This is a picture of my grandfather (all the way on the right) and his pilot class. “He got his pilot diploma but then he couldn’t find a job because he wore glasses”, my aunt told me as I was visiting her and my uncle last November. “I didn’t like him very much, but he was very intelligent”, she added.

I don’t know or remember much about my grandfather. He died when I was around 15 and had a difficult relationship with his 4 children; I rarely got to see him while he was alive. As I was talking with my aunt, I discovered though that my grandfather and I seemed to have a lot in common. We both emigrated for our studies, him from Martinique to Paris, me from Paris to Germany and the UK. We were both interested in and good at multiple fields of study. After he couldn’t get a job as a pilot, he studied industrial design, a field where he was able to find at least short-term employment as far as I know. On my side I studied technical translation but ended up spending little time in the field. While my grandfather struggled to find jobs, I’ve always struggled to keep a job down. I tend to learn things very fast and therefore also get bored very fast if I am not challenged or moved to the next step on the career ladder at the same speed that I learn. For one reason or another (the reason probably being the glass ceiling), moving up in a company has always been impossible for me. So, I ended up doing a lot of lateral moves, jumping from technical translation to machine translation linguistics, from machine translation linguistics to technical writing, and eventually from technical writing to content design. I don’t think I’ve ever had the same job title twice.

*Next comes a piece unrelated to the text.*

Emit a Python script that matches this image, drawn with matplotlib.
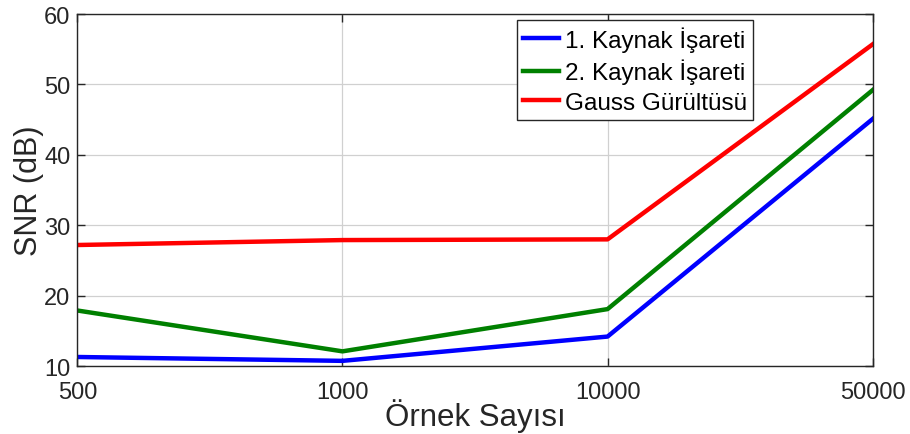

Somehow, it is this background and varied set of skills that got me hired at my last place of work. I had a lot of expertise in multiple fields (localization, engineering, product…) and knew how to make the complex simple. They wanted me to teach them best practices and “model [desired] behaviours” in the words of my own manager. In it for me was learning a new field of content writing from them, one I hadn’t had the opportunity to explore yet. It seemed like a good match.  

Things got a little rocky at the very start as I discovered that the company had next to no infrastructure, processes, or documentation at any level, and as a result roles and responsibilities were not clearly defined for anyone working there, despite the company averaging 1,000 employees. It is one thing to be a little messy when you are a start-up with 50 people, it is a completely different type of chaos when a thousand people are working for you, and you are supposed to be a leader in your branch. I pushed back hard on the things I felt were outside of my responsibilities (or my entire team’s responsibilities for that matter) or over which I had no control which led to some misunderstandings with my team.

I saw this as only but a bump at the beginning of the road though as things got better once I clarified expectations for my role with my manager. I also took care of communicating with my team about the way I work and the things I wanted to do for the team to make sure we avoid misunderstandings moving forward. So far, so good. I liked the people and the atmosphere in the company; it really felt like everyone enjoyed working here and the company was on a path to do better. I even started appreciating the chaos because of all the opportunities it was offering me to find and build helpful tools and processes for my team.

And then came my first performance evaluation. A total surprise, the evaluation judged everything that makes me me, from the way I communicate and collaborate down to my needs to work effectively (such as setting boundaries around my time) but contained little feedback about my actual performance or the goals that were set up for me at the start of my employment. None of the things I had accomplished for the team until then were mentioned and even the good feedback about the quality of my work felt backhanded as I could apparently only perform “when the task is clear” (who doesn’t perform better when a task is clear though?). The surprise also came from the fact that according to the evaluation, I was an extremely problematic employee, yet had only heard good feedback from my manager in our weekly 1:1s for 4 months prior to that evaluation. The evaluation also put it entirely on my shoulders to fix perceived slights I had never been made aware of with a range of stakeholders who were not named or even directly quoted “to respect their privacy” according to human resources policy.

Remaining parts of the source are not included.